A railroad bridge could easily and cheaply be built across the Missouri at this point, as the river is narrow, there is no soft bottomland on either side, and the solid rock is only twenty-two feet below the river bed, at the corner of the Omaha Reservation.

The Town and Ferry Company was chartered in 1856. Letters patent of the United States, signed by President Abraham Lincoln, were granted to the town of Decatur on May 1, 1862. Decatur was made a city of the second class in the fall of 1869, and reduced to a village in the spring of 1880.

The first Mayor was Capt. Silas T. Leaming, in 1858. As a village, it is now governed by a board of five Trustees.

Hon. Frank Welch was one of the early settlers, locating here in 1857. He was afterward elected to Congress from Nebraska, and died in 1878. T. J. Laughlin came here in 1858.

The first birth in Decatur was that of a daughter to O. F. Wilson, who with a Mr. Williams, kept the first hotel. The first death was that of John Gardner. A Mr. Paul, who had made a settlement just below Decatur, with the view of starting a rival town, to be called St. Paul, accidentally shot and killed himself in 1859.

To the Congregationalists belongs the credit of having organized the first religious society here, but to the Episcopalians that of having built the first church edifice. At the present time, there are four churches-one Episcopal, one Methodist, one Presbyterian and one Catholic. There are also now at Decatur the following business establishments: Six general stores, one hardware store, two blacksmith shops, two drug stores, two saw-mills and one flouring-mill, two agricultural implement depots, one bank, two law firms, two physicians and one graded school. The school building is a substantial two-story brick, with a large foursquare tower, all-resting on a foundation of concrete and costing $5,800.

There are now published in Decatur a monthly magazine entitled the Round Table, and a weekly newspaper called the Decatur Herald, both established there in the fall of 1881.

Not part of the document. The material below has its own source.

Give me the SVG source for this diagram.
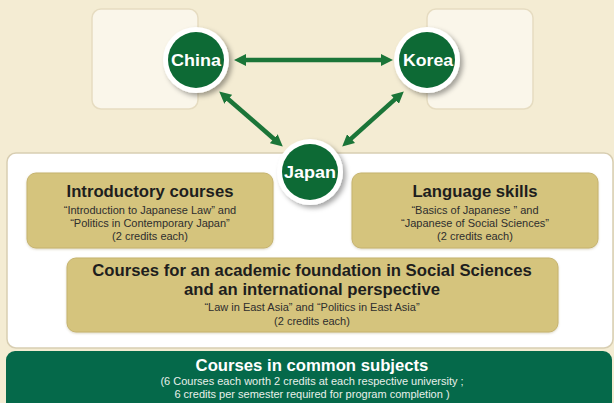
<svg xmlns="http://www.w3.org/2000/svg" width="614" height="403" viewBox="0 0 614 403">
  <defs>
    <filter id="shadow" x="-30%" y="-30%" width="170%" height="170%">
      <feDropShadow dx="3" dy="3" stdDeviation="2.5" flood-color="#000" flood-opacity="0.35"/>
    </filter>
    <filter id="soft" x="-5%" y="-10%" width="110%" height="125%">
      <feDropShadow dx="0" dy="1" stdDeviation="1" flood-color="#8a7a40" flood-opacity="0.3"/>
    </filter>
    <marker id="ah" markerUnits="userSpaceOnUse" markerWidth="12" markerHeight="12" viewBox="0 0 12 12" refX="3" refY="6" orient="auto-start-reverse">
      <path d="M0,0 L12,6 L0,12 z" fill="#1b7538"/>
    </marker>
  </defs>
  <style>
    .bg { fill: #f4ecd3; }
    .faint { fill: #faf6ea; stroke: #e6dcc1; stroke-width: 1.5; }
    .panel { fill: #ffffff; stroke: #d8ceb2; stroke-width: 1.5; }
    .gold { fill: #d5c47d; stroke: #c6b36e; stroke-width: 1; }
    .bar { fill: #05694a; }
    .ring { fill: #ffffff; }
    .dot { fill: #0d6a35; }
    .conn { stroke: #1b7538; stroke-width: 4.5; fill: none; marker-start: url(#ah); marker-end: url(#ah); }
    text { font-family: "Liberation Sans", Arial, sans-serif; text-anchor: middle; }
    .cname { font-size: 17px; font-weight: bold; fill: #ffffff; }
    .title { font-size: 16.7px; font-weight: bold; fill: #1e1e1e; }
    .sub { font-size: 11px; fill: #2e2e2e; }
    .wtitle { font-size: 16.7px; font-weight: bold; fill: #ffffff; }
    .wsub { font-size: 11px; fill: #e8f0ea; }
  </style>

  <rect class="bg" x="0" y="0" width="614" height="403"/>
  <rect class="faint" x="92" y="9" width="106" height="100" rx="9"/>
  <rect class="faint" x="427" y="9" width="106" height="100" rx="9"/>
  <rect class="panel" x="7" y="153" width="606" height="195" rx="9"/>

  <g id="connectors">
    <line class="conn" x1="243" y1="60" x2="384" y2="60"/>
    <line class="conn" x1="226" y1="97.3" x2="276" y2="140.7"/>
    <line class="conn" x1="397.1" y1="97.4" x2="348.9" y2="140.6"/>
  </g>

  <g id="china">
    <circle class="ring" cx="196" cy="60" r="33" filter="url(#shadow)"/>
    <circle class="dot" cx="196" cy="60" r="28"/>
    <text class="cname" x="196" y="66" textLength="50" lengthAdjust="spacingAndGlyphs">China</text>
  </g>
  <g id="korea">
    <circle class="ring" cx="427" cy="60" r="33" filter="url(#shadow)"/>
    <circle class="dot" cx="427" cy="60" r="28"/>
    <text class="cname" x="428" y="66" textLength="50" lengthAdjust="spacingAndGlyphs">Korea</text>
  </g>

  <g id="introductory">
    <rect class="gold" x="27" y="173" width="246" height="75" rx="9" filter="url(#soft)"/>
    <text class="title" x="150" y="197">Introductory courses</text>
    <text class="sub" x="150" y="214">“Introduction to Japanese Law” and</text>
    <text class="sub" x="150" y="227">“Politics in Contemporary Japan”</text>
    <text class="sub" x="150" y="240">(2 credits each)</text>
  </g>

  <g id="language">
    <rect class="gold" x="352" y="173" width="246" height="75" rx="9" filter="url(#soft)"/>
    <text class="title" x="475" y="197">Language skills</text>
    <text class="sub" x="475" y="214">“Basics of Japanese ” and</text>
    <text class="sub" x="475" y="227">“Japanese of Social Sciences”</text>
    <text class="sub" x="475" y="240">(2 credits each)</text>
  </g>

  <g id="japan">
    <circle class="ring" cx="310" cy="172" r="33" filter="url(#shadow)"/>
    <circle class="dot" cx="310" cy="172" r="28"/>
    <text class="cname" x="310" y="178" textLength="52" lengthAdjust="spacingAndGlyphs">Japan</text>
  </g>

  <g id="foundation">
    <rect class="gold" x="67" y="258" width="491" height="74" rx="9" filter="url(#soft)"/>
    <text class="title" x="312" y="276">Courses for an academic foundation in Social Sciences</text>
    <text class="title" x="312" y="295">and an international perspective</text>
    <text class="sub" x="312" y="311">“Law in East Asia” and “Politics in East Asia”</text>
    <text class="sub" x="312" y="325">(2 credits each)</text>
  </g>

  <g id="common">
    <rect class="bar" x="6" y="351" width="606" height="70" rx="9"/>
    <text class="wtitle" x="312" y="371">Courses in common subjects</text>
    <text class="wsub" x="312" y="385">(6 Courses each worth 2 credits at each respective university ;</text>
    <text class="wsub" x="312" y="398">6 credits per semester required for program completion )</text>
  </g>
</svg>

In the spring of this year, a company, composed of A. B. Fuller, W. E. Drury, George E. Atwater and some others, engaged Col. G. F. Straight to test the existence of coal in paying quantity in the strata beneath Decatur. A workable vein of good coal being found there would greatly enhance the business and prospects of the town. Boring was commenced on April 1, 1881, and on October 13, a depth of 480 feet had been reached. At a depth of seventy feet, a thin vein of lignite coal was found; and at a depth of 230 feet, a vein of good bituminous coal, four feet thick, was found, according to Col. Straight, analysis showing nearly 42 (41.85) per cent of fixed carbon.

At from 450 to 470 feet, there was encountered a sort of fine-grained water rock, that would furnish an artesian well with a pressure sufficient to throw a stream twenty feet high. And at a depth of 470 feet was found a layer of the same brown sandstone, which, at Ponca, in Dixon County, at a depth of 570 feet, was found to lie immediately on a vein of coal four and a half feet thick. It is therefore inferred that there is a stratum of good coal here immediately beneath the point of the drill.

Decatur is now the home of the Rev. William Hamilton, who, since the fall of 1837, has labored as a missionary among the Indians. With him it has been a labor of love. Some fifteen years ago, he translated into the Iowa language the Gospel of St. Matthew, with some other portions of the New Testament, and some portions of the Old Testament, which he now engaged in copying into the Omaha.

Henry Fontenelle, a brother of Logan Fontenelle, the last great Omaha chief, lives on his farm just out of Decatur, on the southeast corner of the reservation. He has considerable influence with the Omaha, and they are greatly indebted to him for the progress in agriculture they are now making.

The Decatur Herald---This paper was established December 21, 1881. It almost immediately acquired an acknowledged position and influence in the county, and rapidly increased in circulation. It is an excellent local paper, and, in politics, is emphatically Republican. It is published by Price & Neville.